# The task
Start with the line that contains "Write a Python" and end with the line that contains "ax = fig.add_axes([0.162, 0.0146, 0.671, 0.9155])"; retype those lines and the ones between them exactly, without any pictures.

# Data supplied
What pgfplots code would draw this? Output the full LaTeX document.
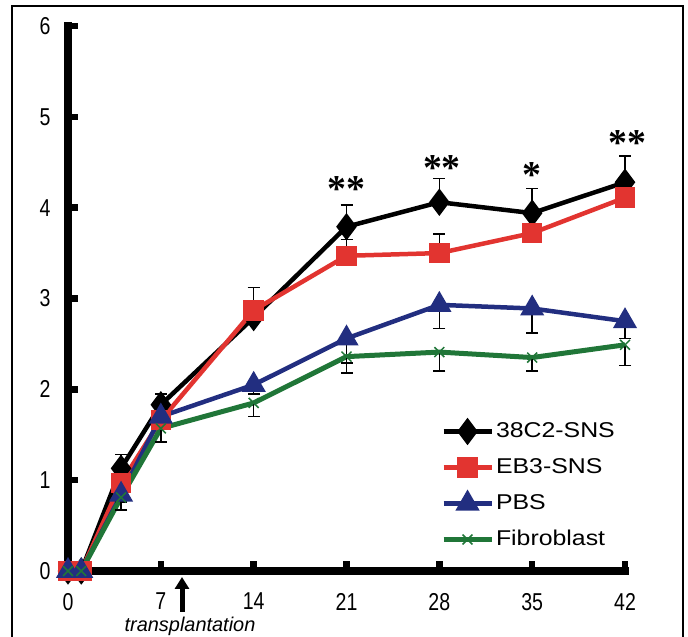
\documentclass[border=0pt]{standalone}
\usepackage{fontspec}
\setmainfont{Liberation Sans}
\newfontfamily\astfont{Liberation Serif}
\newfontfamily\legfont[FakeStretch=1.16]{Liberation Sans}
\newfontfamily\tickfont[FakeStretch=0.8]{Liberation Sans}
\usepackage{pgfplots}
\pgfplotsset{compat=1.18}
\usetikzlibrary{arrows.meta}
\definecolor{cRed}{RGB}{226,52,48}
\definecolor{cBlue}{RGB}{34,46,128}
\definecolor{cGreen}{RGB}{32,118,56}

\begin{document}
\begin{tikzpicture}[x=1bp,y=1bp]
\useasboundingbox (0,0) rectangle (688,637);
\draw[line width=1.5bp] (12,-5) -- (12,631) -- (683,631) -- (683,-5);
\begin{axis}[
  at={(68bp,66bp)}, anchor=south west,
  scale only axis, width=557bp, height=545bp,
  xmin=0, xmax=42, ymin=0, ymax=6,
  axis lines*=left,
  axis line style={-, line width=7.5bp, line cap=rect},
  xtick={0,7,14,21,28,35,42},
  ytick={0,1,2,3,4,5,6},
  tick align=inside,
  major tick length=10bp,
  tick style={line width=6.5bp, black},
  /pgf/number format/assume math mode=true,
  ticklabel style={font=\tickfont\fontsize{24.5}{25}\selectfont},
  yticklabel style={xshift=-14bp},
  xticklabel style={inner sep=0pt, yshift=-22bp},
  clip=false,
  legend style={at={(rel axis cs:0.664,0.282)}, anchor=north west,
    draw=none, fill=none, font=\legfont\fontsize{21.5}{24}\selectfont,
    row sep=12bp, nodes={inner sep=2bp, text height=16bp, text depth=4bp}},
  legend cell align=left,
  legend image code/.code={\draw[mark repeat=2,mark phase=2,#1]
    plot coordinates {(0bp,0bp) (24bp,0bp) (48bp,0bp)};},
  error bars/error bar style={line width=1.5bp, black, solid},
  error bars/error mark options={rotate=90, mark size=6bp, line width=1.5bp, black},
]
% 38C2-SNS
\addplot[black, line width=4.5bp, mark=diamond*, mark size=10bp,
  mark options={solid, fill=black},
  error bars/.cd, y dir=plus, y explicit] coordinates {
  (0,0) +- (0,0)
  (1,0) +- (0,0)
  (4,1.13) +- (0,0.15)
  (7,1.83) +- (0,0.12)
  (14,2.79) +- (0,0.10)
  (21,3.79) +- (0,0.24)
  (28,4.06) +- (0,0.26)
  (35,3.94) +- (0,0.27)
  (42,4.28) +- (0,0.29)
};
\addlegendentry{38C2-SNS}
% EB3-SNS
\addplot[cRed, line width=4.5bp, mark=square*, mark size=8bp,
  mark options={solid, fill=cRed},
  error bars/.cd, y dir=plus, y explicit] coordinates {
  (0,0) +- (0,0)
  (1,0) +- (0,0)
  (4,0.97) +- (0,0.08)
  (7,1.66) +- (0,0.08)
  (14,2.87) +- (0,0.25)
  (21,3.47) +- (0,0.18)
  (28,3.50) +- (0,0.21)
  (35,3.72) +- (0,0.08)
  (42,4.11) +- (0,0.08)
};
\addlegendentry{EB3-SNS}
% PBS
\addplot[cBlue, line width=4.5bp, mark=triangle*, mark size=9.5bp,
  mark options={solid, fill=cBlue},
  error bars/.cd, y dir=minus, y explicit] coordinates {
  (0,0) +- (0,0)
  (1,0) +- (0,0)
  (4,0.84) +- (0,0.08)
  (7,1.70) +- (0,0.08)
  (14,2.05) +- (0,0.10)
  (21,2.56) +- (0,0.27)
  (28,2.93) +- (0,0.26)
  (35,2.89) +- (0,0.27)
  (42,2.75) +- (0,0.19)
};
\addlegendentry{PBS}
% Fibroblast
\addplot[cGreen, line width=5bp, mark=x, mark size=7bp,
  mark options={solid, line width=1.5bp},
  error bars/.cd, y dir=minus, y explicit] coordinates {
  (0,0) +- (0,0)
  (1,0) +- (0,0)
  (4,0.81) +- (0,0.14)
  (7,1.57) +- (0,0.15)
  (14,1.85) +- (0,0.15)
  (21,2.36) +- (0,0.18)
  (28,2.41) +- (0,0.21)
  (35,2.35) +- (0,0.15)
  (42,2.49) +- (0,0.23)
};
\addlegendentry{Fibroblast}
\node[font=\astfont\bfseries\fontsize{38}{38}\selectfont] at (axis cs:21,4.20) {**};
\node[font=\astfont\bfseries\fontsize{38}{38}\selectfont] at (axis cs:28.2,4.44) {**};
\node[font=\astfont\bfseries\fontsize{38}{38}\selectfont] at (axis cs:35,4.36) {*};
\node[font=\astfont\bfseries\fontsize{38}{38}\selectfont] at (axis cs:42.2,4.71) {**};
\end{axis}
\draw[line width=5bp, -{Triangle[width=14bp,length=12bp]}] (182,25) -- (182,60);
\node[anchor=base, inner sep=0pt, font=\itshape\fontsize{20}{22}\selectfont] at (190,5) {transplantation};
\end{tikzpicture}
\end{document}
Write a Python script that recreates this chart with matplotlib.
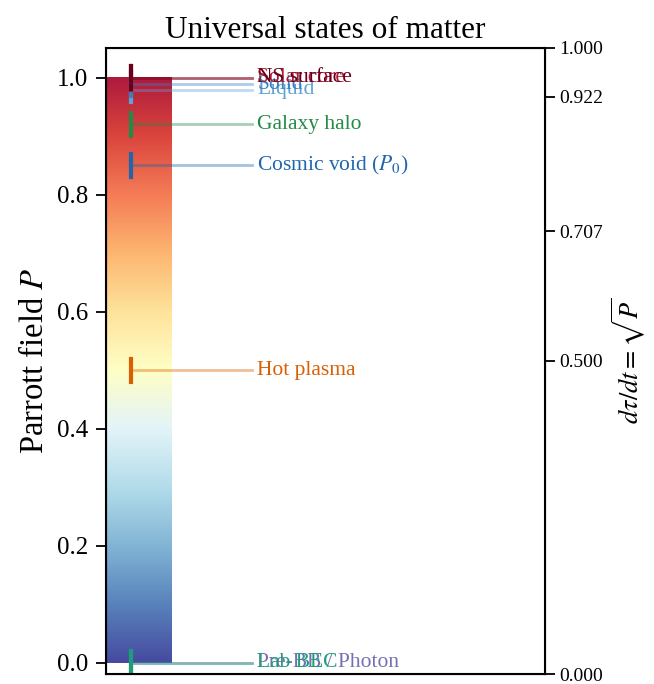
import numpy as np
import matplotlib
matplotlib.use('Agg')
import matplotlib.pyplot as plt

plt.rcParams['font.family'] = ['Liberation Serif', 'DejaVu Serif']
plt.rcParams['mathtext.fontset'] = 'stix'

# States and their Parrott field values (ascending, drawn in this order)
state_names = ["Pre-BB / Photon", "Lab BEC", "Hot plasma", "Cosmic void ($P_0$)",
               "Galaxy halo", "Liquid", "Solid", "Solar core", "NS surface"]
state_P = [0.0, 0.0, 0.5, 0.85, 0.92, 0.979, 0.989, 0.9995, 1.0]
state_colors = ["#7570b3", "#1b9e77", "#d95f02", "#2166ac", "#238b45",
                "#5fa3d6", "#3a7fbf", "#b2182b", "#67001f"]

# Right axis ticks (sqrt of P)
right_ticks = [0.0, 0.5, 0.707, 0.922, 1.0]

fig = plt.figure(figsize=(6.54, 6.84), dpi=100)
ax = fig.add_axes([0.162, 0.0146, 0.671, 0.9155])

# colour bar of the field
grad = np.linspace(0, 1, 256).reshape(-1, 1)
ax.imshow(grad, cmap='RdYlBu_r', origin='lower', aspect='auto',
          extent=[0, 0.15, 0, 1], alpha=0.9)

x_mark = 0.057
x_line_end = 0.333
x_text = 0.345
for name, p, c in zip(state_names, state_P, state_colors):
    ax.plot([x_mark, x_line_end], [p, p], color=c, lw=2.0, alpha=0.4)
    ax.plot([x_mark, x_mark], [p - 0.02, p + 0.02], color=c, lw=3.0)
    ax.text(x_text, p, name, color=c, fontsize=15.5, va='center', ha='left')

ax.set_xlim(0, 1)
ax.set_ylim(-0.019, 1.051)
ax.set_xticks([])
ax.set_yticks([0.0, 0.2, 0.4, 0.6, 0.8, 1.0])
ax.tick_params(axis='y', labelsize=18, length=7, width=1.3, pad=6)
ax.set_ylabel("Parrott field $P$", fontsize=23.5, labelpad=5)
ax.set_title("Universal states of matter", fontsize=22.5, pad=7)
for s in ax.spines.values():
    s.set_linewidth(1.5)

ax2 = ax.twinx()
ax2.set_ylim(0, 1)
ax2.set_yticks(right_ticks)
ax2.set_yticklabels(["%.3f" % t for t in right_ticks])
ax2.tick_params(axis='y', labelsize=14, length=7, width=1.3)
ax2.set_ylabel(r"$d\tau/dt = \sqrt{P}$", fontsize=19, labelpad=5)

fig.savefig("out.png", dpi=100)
...
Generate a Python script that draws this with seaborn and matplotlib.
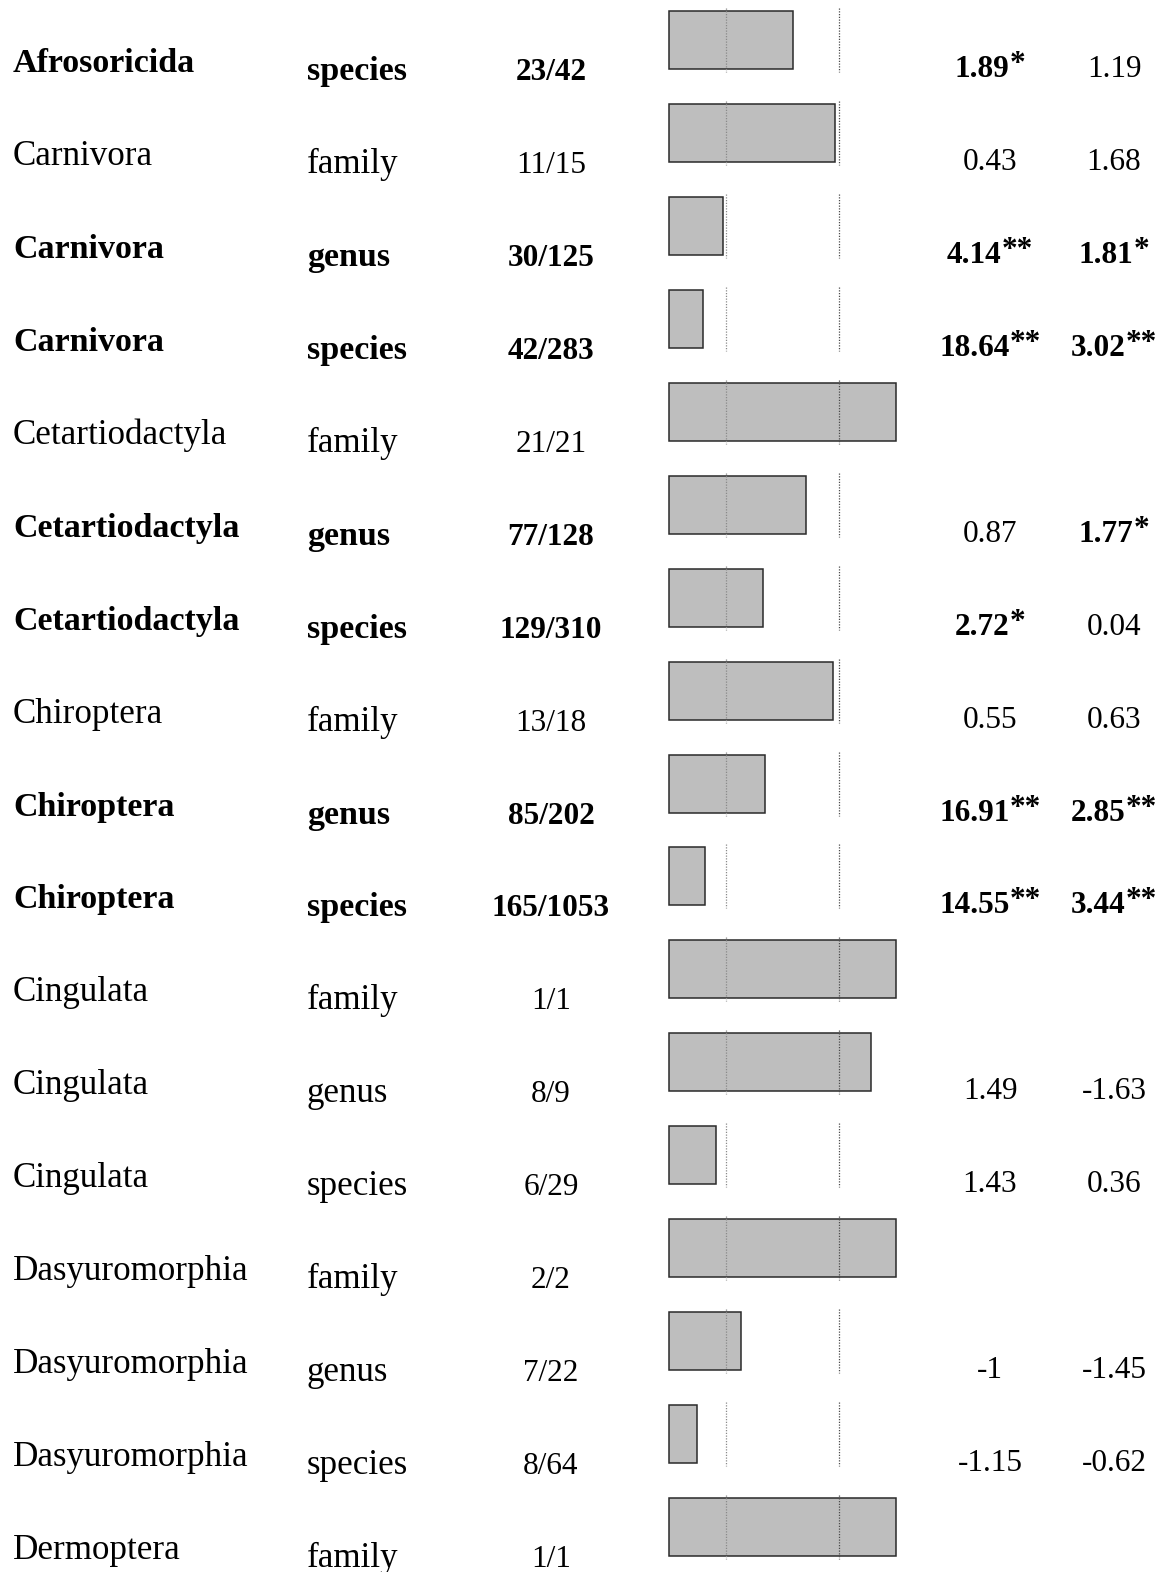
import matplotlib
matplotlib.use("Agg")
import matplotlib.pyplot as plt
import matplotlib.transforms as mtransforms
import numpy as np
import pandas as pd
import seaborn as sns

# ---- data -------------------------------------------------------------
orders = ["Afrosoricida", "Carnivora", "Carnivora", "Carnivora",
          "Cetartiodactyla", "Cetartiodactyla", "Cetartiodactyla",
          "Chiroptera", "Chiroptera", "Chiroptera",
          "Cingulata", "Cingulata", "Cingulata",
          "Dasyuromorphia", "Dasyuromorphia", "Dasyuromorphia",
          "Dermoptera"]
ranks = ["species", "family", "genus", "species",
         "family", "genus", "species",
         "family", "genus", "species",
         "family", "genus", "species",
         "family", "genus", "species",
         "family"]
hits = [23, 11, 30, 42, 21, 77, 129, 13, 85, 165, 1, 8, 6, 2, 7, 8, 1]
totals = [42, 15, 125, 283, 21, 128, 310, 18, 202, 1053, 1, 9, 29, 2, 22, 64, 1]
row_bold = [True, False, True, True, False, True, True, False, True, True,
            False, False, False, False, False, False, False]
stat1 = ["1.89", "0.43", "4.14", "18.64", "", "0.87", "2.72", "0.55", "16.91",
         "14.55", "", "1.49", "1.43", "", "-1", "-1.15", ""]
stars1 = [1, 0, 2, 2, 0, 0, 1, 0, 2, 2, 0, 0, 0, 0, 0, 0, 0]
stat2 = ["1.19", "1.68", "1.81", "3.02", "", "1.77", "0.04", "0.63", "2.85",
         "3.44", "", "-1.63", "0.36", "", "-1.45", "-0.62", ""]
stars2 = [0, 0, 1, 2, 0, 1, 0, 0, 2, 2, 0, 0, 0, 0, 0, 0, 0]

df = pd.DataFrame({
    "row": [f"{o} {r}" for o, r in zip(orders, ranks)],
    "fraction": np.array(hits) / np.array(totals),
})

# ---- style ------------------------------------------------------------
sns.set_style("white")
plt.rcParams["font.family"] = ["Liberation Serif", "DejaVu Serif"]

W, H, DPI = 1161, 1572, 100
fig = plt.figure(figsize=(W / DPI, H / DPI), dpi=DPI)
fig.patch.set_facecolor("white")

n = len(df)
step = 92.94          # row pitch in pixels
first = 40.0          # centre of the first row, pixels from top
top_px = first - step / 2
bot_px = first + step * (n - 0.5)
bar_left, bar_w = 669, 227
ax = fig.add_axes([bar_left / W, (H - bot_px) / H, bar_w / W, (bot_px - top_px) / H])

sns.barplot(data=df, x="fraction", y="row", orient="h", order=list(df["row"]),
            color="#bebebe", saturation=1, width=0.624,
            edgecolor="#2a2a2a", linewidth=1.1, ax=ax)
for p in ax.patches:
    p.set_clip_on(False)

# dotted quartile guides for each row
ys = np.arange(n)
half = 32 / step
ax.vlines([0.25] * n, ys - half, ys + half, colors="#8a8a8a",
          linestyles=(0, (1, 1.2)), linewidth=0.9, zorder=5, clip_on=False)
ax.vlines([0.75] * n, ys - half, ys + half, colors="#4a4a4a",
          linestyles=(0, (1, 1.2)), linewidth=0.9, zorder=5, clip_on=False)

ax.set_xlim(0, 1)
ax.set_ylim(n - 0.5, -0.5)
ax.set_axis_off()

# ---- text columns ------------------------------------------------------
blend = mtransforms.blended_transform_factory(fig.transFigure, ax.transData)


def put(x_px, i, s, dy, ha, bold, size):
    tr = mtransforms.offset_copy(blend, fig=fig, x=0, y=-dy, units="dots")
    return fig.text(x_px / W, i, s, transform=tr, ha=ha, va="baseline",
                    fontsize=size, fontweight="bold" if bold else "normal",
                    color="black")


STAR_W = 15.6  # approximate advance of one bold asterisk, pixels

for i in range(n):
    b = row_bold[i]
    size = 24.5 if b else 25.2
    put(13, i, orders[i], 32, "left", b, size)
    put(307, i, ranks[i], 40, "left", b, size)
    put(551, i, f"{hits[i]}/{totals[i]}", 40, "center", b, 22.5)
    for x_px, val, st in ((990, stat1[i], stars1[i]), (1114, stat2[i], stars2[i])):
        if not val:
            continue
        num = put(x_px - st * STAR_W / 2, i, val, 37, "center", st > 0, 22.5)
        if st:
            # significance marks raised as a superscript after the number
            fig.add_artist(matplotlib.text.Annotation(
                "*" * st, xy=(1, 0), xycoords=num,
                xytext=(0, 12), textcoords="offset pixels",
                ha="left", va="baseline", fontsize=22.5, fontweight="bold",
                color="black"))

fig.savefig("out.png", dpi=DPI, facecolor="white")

# The response
Write a Python script that recreates this chart with matplotlib.
import numpy as np
import matplotlib
matplotlib.use('Agg')
import matplotlib.pyplot as plt

plt.rcParams['font.family'] = ['Liberation Serif', 'DejaVu Serif']
plt.rcParams['mathtext.fontset'] = 'stix'

# States and their Parrott field values (ascending, drawn in this order)
state_names = ["Pre-BB / Photon", "Lab BEC", "Hot plasma", "Cosmic void ($P_0$)",
               "Galaxy halo", "Liquid", "Solid", "Solar core", "NS surface"]
state_P = [0.0, 0.0, 0.5, 0.85, 0.92, 0.979, 0.989, 0.9995, 1.0]
state_colors = ["#7570b3", "#1b9e77", "#d95f02", "#2166ac", "#238b45",
                "#5fa3d6", "#3a7fbf", "#b2182b", "#67001f"]

# Right axis ticks (sqrt of P)
right_ticks = [0.0, 0.5, 0.707, 0.922, 1.0]

fig = plt.figure(figsize=(6.54, 6.84), dpi=100)
ax = fig.add_axes([0.162, 0.0146, 0.671, 0.9155])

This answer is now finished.